Washington, 25 February 1998 (RFE/RL) -- Top U.S. officials say they are confident NATO expansion eastward will not set back U.S. relations with Russia.
Secretary of State Madeleine Albright told a U.S. congressional committee Tuesday that Russia is not happy about NATO enlargement but is living with it. "I am confident that America can build a true partnership with a new Russia," Albright said.
Defense Secretary William Cohen, who appeared with Albright before the U.S. Senate Foreign Relations Committee inquiring into NATO enlargement, said that on a visit to Moscow earlier this month, he spent more than two hours discussing arms control with Russian Defense Minister Igor Sergeyev and "no one raised NATO expansion, not once."
Questions about Russia dominated the hearing which was a key element in the process of U.S. ratification of protocol amendments to the NATO treaty that will allow Poland, Hungary and the Czech Republic to join the alliance.
The Senate Foreign Relations Committee will make a recommendation to the full Senate which is expected to vote on ratification in mid-March.
A senior U.S. official who did not wish to be named told reporters after the hearing that the Senate may add its own amendments to the ratification to limit costs and define the missions in which an enlarged NATO force could engage.
But the official said he is confident the necessary 67 Senate votes will be there in March to approve expansion. "There was a very positive tone in today's hearing," he said.
The official said he expects a number of senators to remain undecided until shortly before the full Senate session and then to vote for expansion. "We are very encouraged by the debate so far," he said.

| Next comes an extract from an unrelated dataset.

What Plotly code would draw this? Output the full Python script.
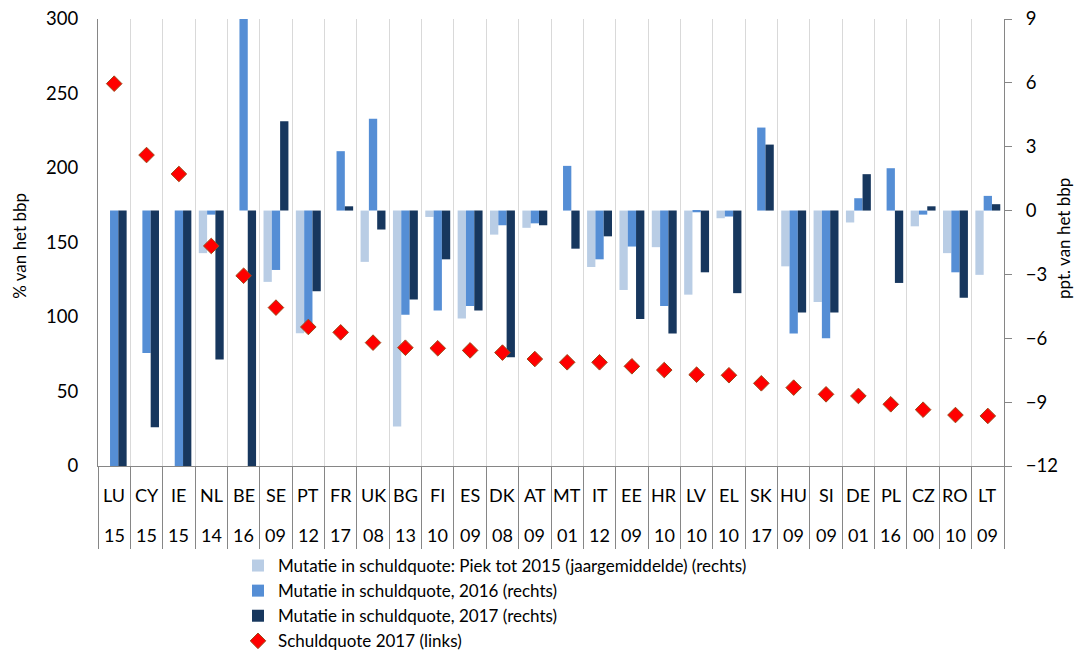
import plotly.graph_objects as go

countries = ["LU", "CY", "IE", "NL", "BE", "SE", "PT", "FR", "UK", "BG", "FI", "ES", "DK", "AT",
             "MT", "IT", "EE", "HR", "LV", "EL", "SK", "HU", "SI", "DE", "PL", "CZ", "RO", "LT"]
peak_years = ["15", "15", "15", "14", "16", "09", "12", "17", "08", "13", "10", "09", "08", "09",
              "01", "12", "09", "10", "10", "10", "17", "09", "09", "01", "16", "00", "10", "09"]

# Mutatie in schuldquote: piek tot 2015 (jaargemiddelde), ppt. bbp (rechts)
change_peak = [None, None, None, -2.0, None, -3.35, -5.76, None, -2.41, -10.15, -0.3, -5.07, -1.13, -0.81,
               None, -2.65, -3.73, -1.72, -3.95, -0.36, None, -2.62, -4.29, -0.56, None, -0.74, -2.0, -3.02]
# Mutatie in schuldquote 2016 (rechts)
change_2016 = [-13.0, -6.69, -13.0, -0.19, 10.0, -2.79, -5.5, 2.79, 4.31, -4.89, -4.70, -4.48, -0.69, -0.6,
               2.10, -2.29, -1.69, -4.48, -0.08, -0.28, 3.90, -5.78, -6.0, 0.58, 1.99, -0.19, -2.90, 0.69]
# Mutatie in schuldquote 2017 (rechts)
change_2017 = [-13.0, -10.18, -13.0, -7.0, -13.0, 4.2, -3.79, 0.2, -0.89, -4.18, -2.29, -4.70, -6.89, -0.69,
               -1.79, -1.21, -5.09, -5.78, -2.90, -3.88, 3.10, -4.79, -4.79, 1.71, -3.40, 0.2, -4.10, 0.30]
# Schuldquote 2017, % bbp (links)
debt_2017 = [256.6, 208.7, 196.0, 147.7, 127.7, 106.3, 93.3, 89.7, 82.8, 79.4, 79.0, 77.6, 76.1, 71.8,
             69.6, 69.6, 66.9, 64.4, 61.3, 60.9, 55.5, 52.6, 48.1, 47.0, 41.4, 37.8, 34.2, 33.6]

FONT = "Lato"
FS = 17
TICK_FS = 18.5
AXIS_GREY = "#868686"

fig = go.Figure()
fig.add_trace(go.Bar(x=countries, y=change_peak, yaxis="y",
                     name="Mutatie in schuldquote: Piek tot 2015 (jaargemiddelde) (rechts)",
                     marker=dict(color="#B9CDE5", line=dict(width=0))))
fig.add_trace(go.Bar(x=countries, y=change_2016, yaxis="y",
                     name="Mutatie in schuldquote, 2016 (rechts)",
                     marker=dict(color="#558ED5", line=dict(width=0))))
fig.add_trace(go.Bar(x=countries, y=change_2017, yaxis="y",
                     name="Mutatie in schuldquote, 2017 (rechts)",
                     marker=dict(color="#17375E", line=dict(width=0))))
fig.add_trace(go.Scatter(x=countries, y=debt_2017, yaxis="y2", mode="markers",
                         name="Schuldquote 2017 (links)",
                         marker=dict(symbol="diamond", size=12, color="#FF0000",
                                     line=dict(color="#9C4A1A", width=1))))

annotations = []
for c, yr in zip(countries, peak_years):
    annotations.append(dict(x=c, y=-0.0649, xref="x", yref="paper", text=c, showarrow=False,
                            yanchor="middle", font=dict(family=FONT, size=18, color="#000000")))
    annotations.append(dict(x=c, y=-0.154, xref="x", yref="paper", text=yr, showarrow=False,
                            yanchor="middle", font=dict(family=FONT, size=18, color="#000000")))

# axis titles
annotations.append(dict(text="% van het bbp", x=-0.087, y=0.493, xref="paper", yref="paper",
                        textangle=-90, showarrow=False, xanchor="center", yanchor="middle",
                        font=dict(family=FONT, size=FS, color="#000000")))
annotations.append(dict(text="ppt. van het bbp", x=1.065, y=0.51, xref="paper", yref="paper",
                        textangle=-90, showarrow=False, xanchor="center", yanchor="middle",
                        font=dict(family=FONT, size=FS, color="#000000")))

fig.update_layout(
    width=1075, height=650,
    margin=dict(l=98, r=71, t=19, b=184, autoexpand=False),
    paper_bgcolor="white", plot_bgcolor="white",
    font=dict(family=FONT, size=FS, color="#000000"),
    barmode="group", bargap=0.23, bargroupgap=0,
    showlegend=True,
    legend=dict(x=0.1545, xanchor="left", y=-0.1834, yanchor="top",
                font=dict(family=FONT, size=FS), tracegroupgap=0, itemwidth=30,
                bgcolor="rgba(0,0,0,0)"),
    xaxis=dict(type="category", range=[-0.5, len(countries) - 0.5], automargin=False,
               showline=True, linecolor=AXIS_GREY, linewidth=1,
               ticks="outside", ticklen=82, tickcolor=AXIS_GREY, tickwidth=1,
               tickson="boundaries", showgrid=True, gridcolor="#D9D9D9", gridwidth=1,
               showticklabels=False),
    yaxis=dict(side="right", range=[-12, 9], dtick=3, tick0=0, automargin=False,
               showline=True, linecolor=AXIS_GREY, linewidth=1,
               ticks="outside", ticklen=7, tickcolor=AXIS_GREY, ticklabelstandoff=10,
               showgrid=False, zeroline=False,
               tickfont=dict(family=FONT, size=TICK_FS)),
    yaxis2=dict(overlaying="y", side="left", range=[0, 300], dtick=50, automargin=False,
                showline=True, linecolor=AXIS_GREY, linewidth=1,
                ticks="", showgrid=False, zeroline=False, ticklabelstandoff=15,
                tickfont=dict(family=FONT, size=TICK_FS)),
    annotations=annotations,
)

fig.write_html("out.html",
               config={"displayModeBar": False},
               post_script="document.body.style.margin='0';document.body.style.overflow='hidden';")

The official also expressed confidence that ratification would proceed smoothly in the legislatures of 13 other NATO member states. The parliaments of Denmark and Canada have already given their approval. "We are not aware of any problems among our other NATO allies," the official said.
At Tuesday's hearing, Committee Chairman, Senator Jesse Helms used the opportunity for some critical words on Russia.
He said U.S. policymakers must work to build trust and closer ties with Russia but the effort cannot be all on one side. Russia must signal its willingness to engage in a constructive relationship with the United States, Helms said.
He summed up the major concerns of U.S. legislators, expressing regret that, in his words "unfortunately, Russian intimidation of its neighbors, the proliferation of weapons of mass destruction by Russian companies and the Russian government's support of Saddam Hussein are scarcely encouraging."
Albright told the senators that the U.S. has made "significant progress" in several key areas with Russia, including arms control and nuclear safety.
She said the relationship is not perfect but, as she put it " it would be a big mistake to think that every time Russia does something we don't like, it is to punish us for bringing Hungary or Poland into NATO."
Albright said America's disagreements with Russia over the Middle East existed long before NATO expansion and stem from differing national interests.
She said she is confident Russia can succeed in becoming "a normal democratic power" and that the U.S. and Russia can have a real partnership.
But Albright emphasized that it would not be at the cost of NATO expansion. "The partnership we seek cannot be purchased by denying a dozen European countries the right to seek membership in NATO," Albright said
She also spoke out strongly against a proposal by Senator John Warner (R-Virginia) to mandate a three-year freeze before considering a second round of NATO expansion, calling it "dangerous and unnecessary.".
Albright said "a mandated pause would be heard from Tallinn in the North to Sofia in the South as the sound of an open door slamming shut," and "a vote of no-confidence in the reform-minded governments from the Baltics to the Balkans."
Defense Secretary Cohen reassured the panel on other key concerns in the U.S. Senate regarding NATO's effectiveness and the cost of expansion.
The Pentagon this week issued a revised report on costs, estimating the bill for NATO enlargement would be $1.5 billion over ten years, instead of last year's estimate which was more than four times higher. The new U.S. estimate is similar to a NATO report on expansion costs issued in December.
Cohen said the latest U.S. figures reflect several developments, including the results of a detailed study on the military capabilities of the three candidates.
He said Czech, Polish and Hungarian forces were found to be in better shape with modernization more advanced than expected and a sound infrastructure already in place. But the three countries still have deficiencies they will have to overcome and pay for themselves, Cohen said.
He noted that each country will have to significantly reduce the size of its armed forces and continue modernizing, especially to develop better officer qualifications and troop training.
Poland has to come down from 220,000 to about 180,000 troops, or the same size as Spain's military, Cohen said.
The Czech force is expected to number 51,000 troops and Hungary's military to be 55,000 men strong, "These two will be comparable to Portugal," Cohen said.